Mit der hiergegen eingelegten Rechtsbeschwerde, der die Generalstaatsanwaltschaft beigetreten ist, rügt die Staatsanwaltschaft Bielefeld den Zuschlag von 1 km/h zur üblichen Eichtoleranz.
II.
Das in zulässiger Weise eingelegte und
begründete Rechtsmittel hat Erfolg. Der Abzug von 5 km/h von der
ermittelten Geschwindigkeit ist rechtsfehlerhaft, da ein Sicherheitsabschlag
von 3 % bei Messwerten über 100 km/h, d.h. hier von 4 km/h, alle
möglichen Betriebsfehlerquellen ausgleicht (vgl.

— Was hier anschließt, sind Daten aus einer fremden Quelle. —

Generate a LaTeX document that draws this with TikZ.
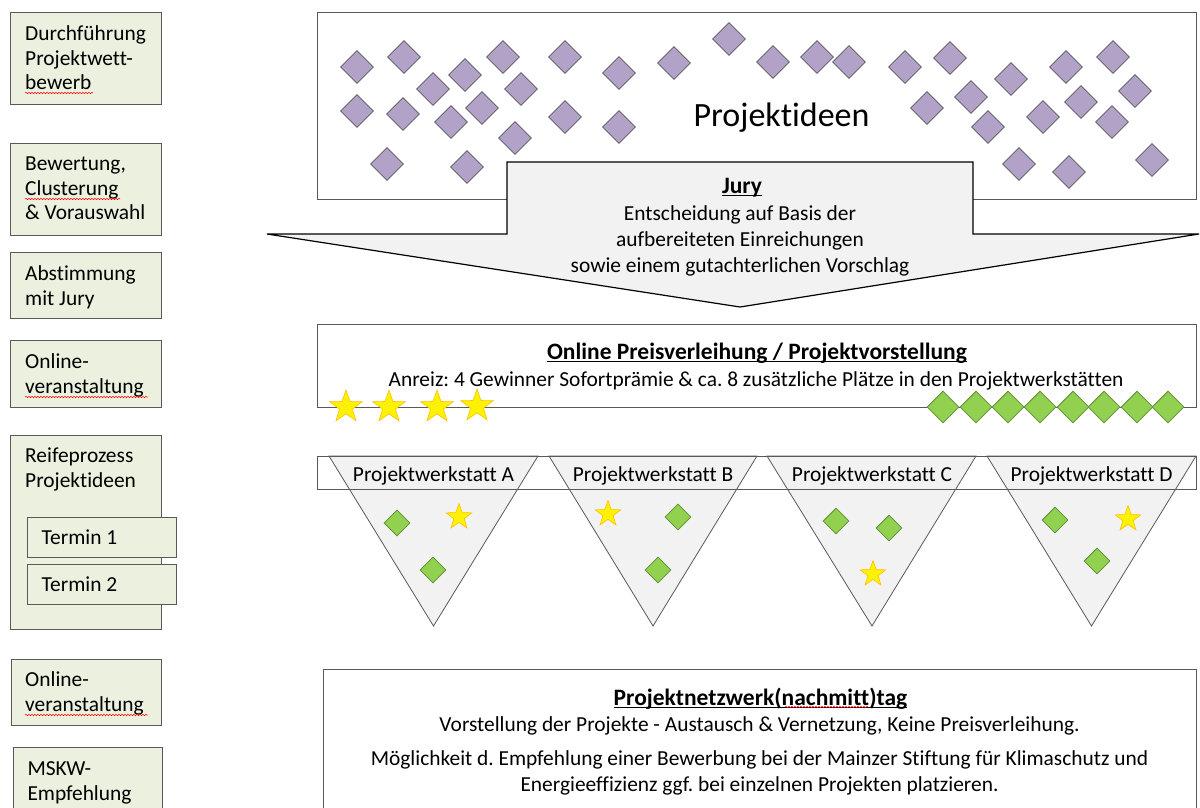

Hentschel,
Straßenverkehrsrecht, 37. Aufl., § 3 StVO Rdnr. 59 m.w.N.). Hierauf
hat der Senat bereits in seiner Entscheidung vom 3. Februar 1994 - 3 Ss OWi
992/93 - (NZV 1994, 489), mit welcher er nach Zulassung der von der
Staatsanwaltschaft eingelegten Rechtsbeschwerde das vom Amtsgericht für
die Richtigkeit seiner Auffassung herangezogene eigene Urteil vom 4. Juni 1993
aufgehoben hatte, mit näheren Ausführungen hingewiesen. Gleichwohl
hat das Amtsgericht bei seiner jetzt angefochtenen Entscheidung wiederum
verkannt, dass der Sachverständige Dr. Löhle in seinem Gutachten
lediglich eine rechnerisch mögliche zusätzliche Betriebsfehlerquelle
aufgezeigt, ihre Übertragung auf die Praxis jedoch ausdrücklich vom
Ergebnis durchzuführender Versuche abhängig gemacht hat. Wie der
Senat in seiner Entscheidung vom 3. Februar 1994 ausgeführt hat, haben
gerade derartige Versuche jedoch die ausnahmslose Einhaltung der in der
Eichordnung vorgegebenen Fehlergrenzen ergeben. Nach der Stellungnahme der
Physikalisch-Technischen Bundesanstalt (PTB) vom 24. Juni 1993, die dem
Amtsgericht ausweislich des angefochtenen Urteils bekannt ist, haben
tausendfache Versuchsmessungen, die sowohl bei der Zulassungsprüfung der
hier in Frage stehenden Gerätebauart zur Eichung als auch bei
späteren Untersuchungen in verschiedenen Messsituationen im Vergleich mit
Referenzmessgeräten durchgeführt sind, belegt, dass in der Praxis
keine Werte zustande kommen, die bei gemessenen Geschwindigkeiten von über
100 km/h mehr als 3 % über dem tatsächlichen Geschwindigkeitswert
liegen. An dieser gesicherten Erkenntnis hat sich bis heute nichts
geändert.
Hiernach beträgt die von dem Betroffenen gefahrene
Geschwindigkeit 115 km/h - 4 km/h = 111 km/h. Das bedeutet, dass er die
zulässige Geschwindigkeit von 70 km/h um 41 km/h überschritten
hat. Der Regelfall für die Verhängung eines Fahrverbots
gemäß Nr. 5.3.4 der Tabelle 1 des Anhangs zu § 2 BKatV liegt
somit vor. Eine eigene Entscheidung des Senats hierzu kam allerdings nicht in
Betracht, da die Urteilsfeststellungen insoweit keine ausreichende Grundlage
darstellen. Das angefochtene Urteil war daher aufzuheben und die Sache zu neuer
Entscheidung, auch über die Kosten der Rechtsbeschwerde, an die Vorinstanz
zurückzuverweisen. Dabei hat der Senat von der Möglichkeit Gebrauch
gemacht, die Sache an eine andere Abteilung des Amtsgerichts Herford
zurückzugeben.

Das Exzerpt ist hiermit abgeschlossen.